É sempre arriscado atribuir a ocorrência de um episódio específico diretamente ao aquecimento global, já que normalmente há um conjunto de causas envolvidas — algumas delas temporárias, como o aquecimento do Pacífico conhecido como El Niño. Mas há uma quantidade crescente de evidências que relacionam a violência dos últimos ciclones extratropicais vistos no Estado a um novo padrão pelo qual os oceanos e a atmosfera, progressivamente mais aquecidos por recordes mundiais de temperatura média, descarregam cada vez mais umidade e energia.
— Há 40 anos, cada década é mais quente do que a anterior. Por isso, observamos uma severidade cada vez maior não apenas na chuva, mas também nos períodos de seca — avalia a professora da Faculdade de Meteorologia da Universidade Federal de Pelotas (UFPel) Eliana Klering.
Já existe uma vertente científica que procura justamente precisar o grau de responsabilidade das emissões de gases do efeito estufa em situações pontuais como estiagens ou inundações, os chamados “estudos de atribuição”. As conclusões são preocupantes.
— Já temos alguns estudos de atribuição que comprovam que, sem a mudança do clima, a intensidade dos eventos não teria a mesma magnitude. Temos exemplos disso envolvendo situações recentes em Pernambuco, Minas Gerais e enchentes na bacia do Rio Uruguai, no Rio Grande do Sul. Cerca de 90% das análises chegam a essa mesma conclusão — relata o climatologista e pesquisador do Instituto Nacional de Pesquisas Espaciais (Inpe) Lincoln Alves, sediado em São Paulo.
O estudo ao qual Alves faz referência se chama Contribuição da Mudança Climática Antropogênica nas Chuvas Pesadas de Abril a Maio de 2017 sobre a Bacia do Rio Uruguai. A conclusão do trabalho, escrito por autores brasileiros e britânicos e publicado em 2019 no Boletim da Sociedade Americana Meteorológica, é de que o efeito negativo da ação humana sobre o clima aumentou em até cinco vezes o risco de chuvas extremas naquela região.
No caso gaúcho, o aquecimento verificado nas últimas décadas em solo e, mais recentemente, nas águas do Atlântico atua como um fósforo sobre pólvora. Um trabalho apresentado em 2019 pela geógrafa Maythe Fernanda Erns, sob orientação do climatologista da UFRGS Francisco Eliseu Aquino, revela que a temperatura média subiu 1,07ºC em quatro décadas no Estado.

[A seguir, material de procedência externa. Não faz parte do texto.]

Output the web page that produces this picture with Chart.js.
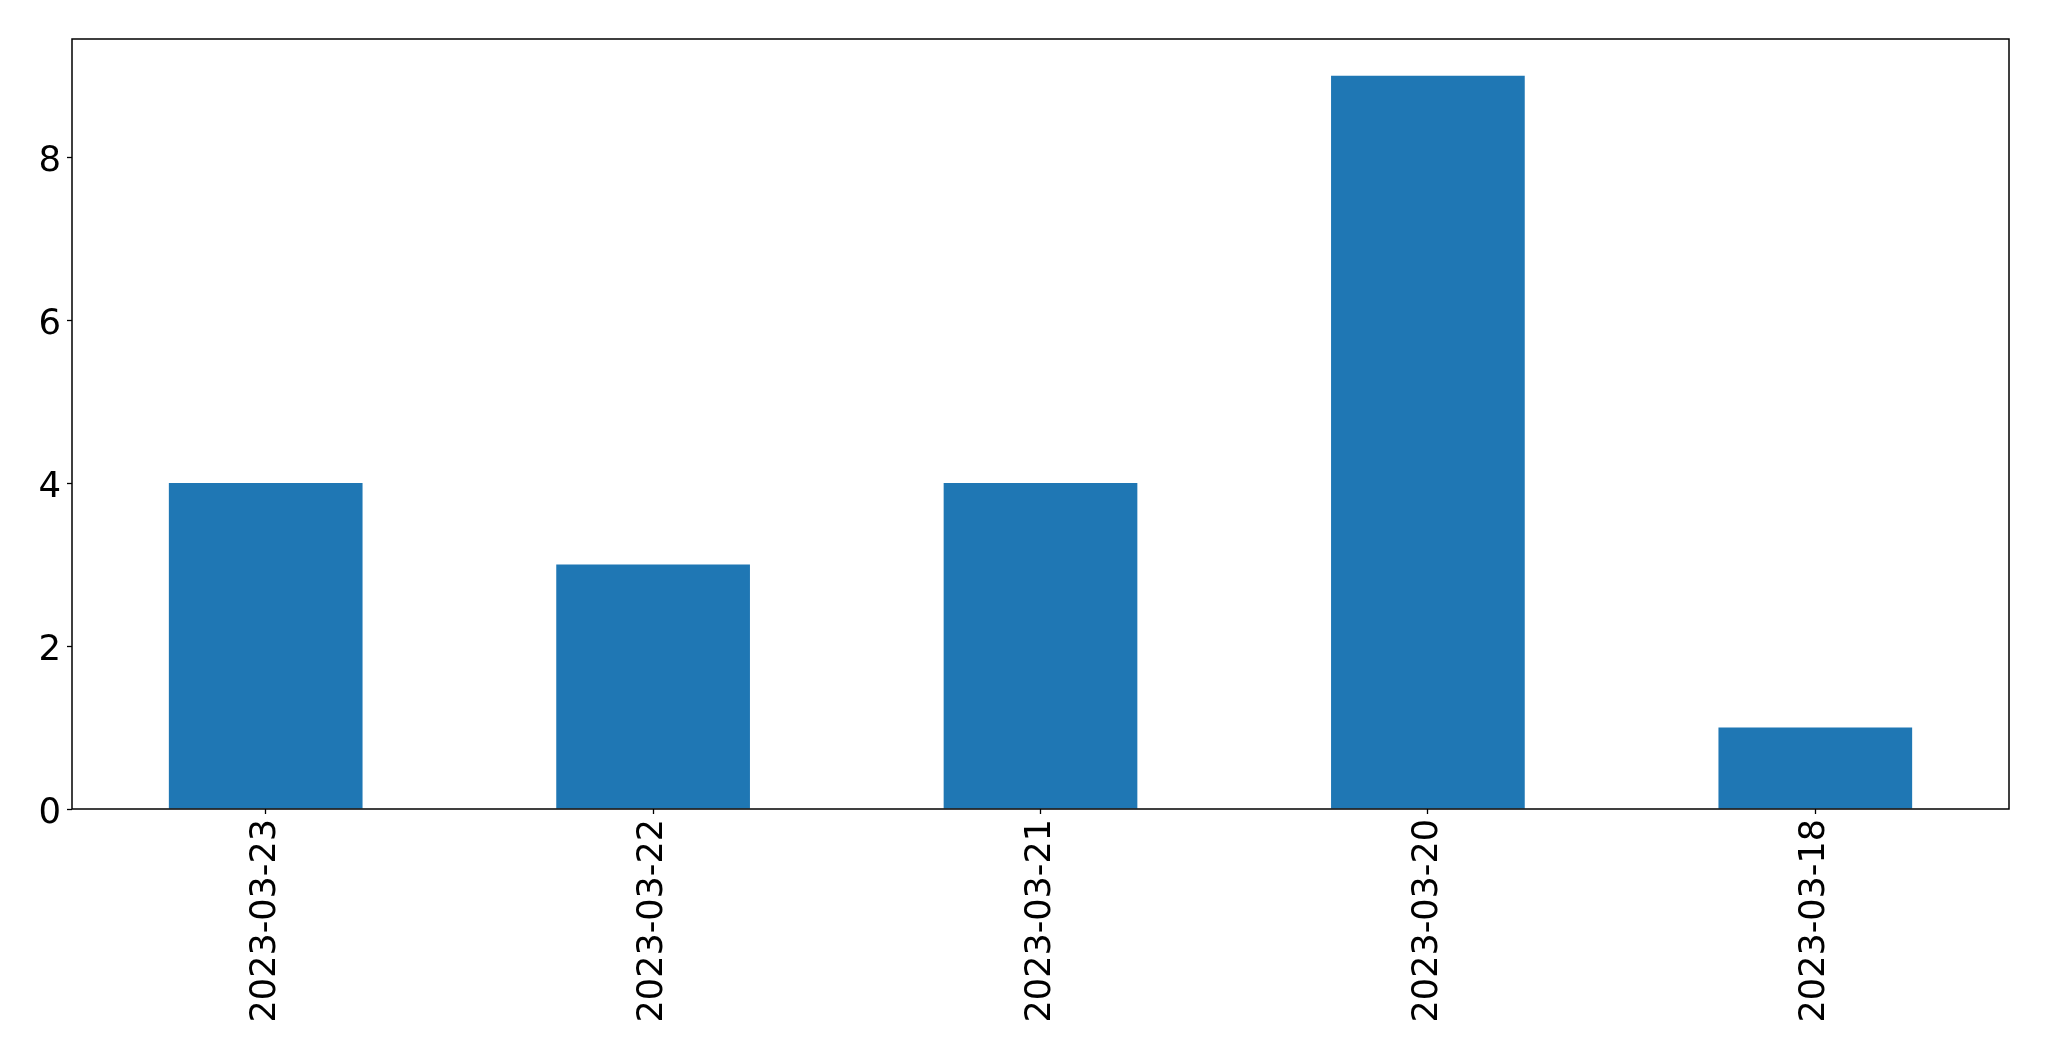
<!DOCTYPE html>
<html>
<head>
<meta charset="utf-8">
<script src="https://cdn.jsdelivr.net/npm/chart.js@4/dist/chart.umd.min.js"></script>
<style>
  html, body { margin: 0; padding: 0; background: #ffffff; }
  #wrap { width: 2049px; height: 1061px; position: relative; }
</style>
</head>
<body>
<div id="wrap"><canvas id="c" width="2049" height="1061"></canvas></div>
<script>
const categories = ["2023-03-23", "2023-03-22", "2023-03-21", "2023-03-20", "2023-03-18"];
const counts = [4, 3, 4, 9, 1];
const yTicks = [0, 2, 4, 6, 8];
const yMax = 9.45;

const frame = {
  id: 'frame',
  afterDraw(chart) {
    const a = chart.chartArea, ctx = chart.ctx;
    ctx.save();
    ctx.strokeStyle = '#000';
    ctx.lineWidth = 1.5;
    ctx.strokeRect(a.left, a.top, a.right - a.left, a.bottom - a.top);
    ctx.restore();
  }
};

Chart.defaults.font.family = "'DejaVu Sans', sans-serif";
Chart.defaults.color = '#000';

new Chart(document.getElementById('c'), {
  type: 'bar',
  data: {
    labels: categories,
    datasets: [{
      data: counts,
      backgroundColor: '#1f77b4',
      borderWidth: 0,
      barPercentage: 0.5,
      categoryPercentage: 1.0
    }]
  },
  options: {
    responsive: false,
    animation: false,
    devicePixelRatio: 1,
    layout: { padding: { left: 0, top: 39, right: 40, bottom: 0 } },
    plugins: { legend: { display: false }, tooltip: { enabled: false } },
    scales: {
      x: {
        offset: true,
        grid: { display: true, drawOnChartArea: false, offset: false, tickLength: 5, tickColor: '#000', tickWidth: 1.3 },
        border: { display: false },
        ticks: { minRotation: 90, maxRotation: 90, padding: 5, font: { size: 35 }, color: '#000' },
        afterFit(s) { s.height = 1061 - 809; }
      },
      y: {
        min: 0, max: yMax,
        grid: { display: true, drawOnChartArea: false, tickLength: 5, tickColor: '#000', tickWidth: 1.3 },
        border: { display: false },
        ticks: { padding: 6, labelOffset: 5, font: { size: 35.5 }, color: '#000' },
        afterBuildTicks(s) { s.ticks = yTicks.map(v => ({ value: v })); },
        afterFit(s) { s.width = 72; }
      }
    }
  },
  plugins: [frame]
});
</script>
</body>
</html>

Aquino acrescenta que, neste ano, as águas do Atlântico perto da costa gaúcha chegam a estar até 4ºC mais quentes do que o normal (veja imagem, onde cores mais escuras indicam mais calor). Isso tudo alimenta um tipo específico de supertempestade que costuma atingir os gaúchos em uma média de 13 vezes por ano: conhecido cientificamente como complexo convectivo de mesoescala, tem uma abrangência média de 276 mil km2 (quase a área total do Rio Grande do Sul) e duração média de 16 horas — é 70% maior e 60% mais duradouro do que nos Estados Unidos, outra região do planeta onde ocorre com regularidade.
— Estamos com áreas ao largo da costa gaúcha, no Atlântico, 3ºC, 4ºC mais quentes, o que se torna um gigantesco fornecedor de umidade, além da Amazônia. As temperaturas mais elevadas na América do Sul, em contraste com o ar mais frio do Mar de Weddell (nas proximidades da Antártica), induz a formação desses complexos convectivos de mesoescala. Foi o tipo de evento que vimos agora, mais concentrado no Noroeste e no Norte do Estado. Esse é o nosso cenário climático atual e não creio que vá mudar logo — alerta Francisco Aquino.
O climatologista da UFRGS afirma que ainda há dúvidas sobre o tamanho da contribuição do El Niño sobre os recentes desastres:
— Podemos dizer que o El Niño incentiva que tenhamos mais ciclones extratropicais, com sistemas frontais que facilitam a chuva. Só que, como estamos com um oceano aqui perto mais quente, e uma atmosfera igualmente mais aquecida, os eventos se tornam ainda mais intensos e com mais fatalidades.
Como há a perspectiva de que o aquecimento do Pacífico possa se fortalecer ainda mais até meados da Primavera, a meteorologista do Instituto Nacional de Meteorologia (Inmet) Danielle Barros Ferreira, sediada em Brasília, chama a atenção para a ameaça de novas catástrofes:
— As pessoas precisarão ficar atentas aos alertas meteorológicos e às orientações da Defesa Civil. Observamos o aumento das temperaturas em todo o planeta desde os anos 1990, mas, com o El Niño, o impacto das chuvas tende a ser ainda maior.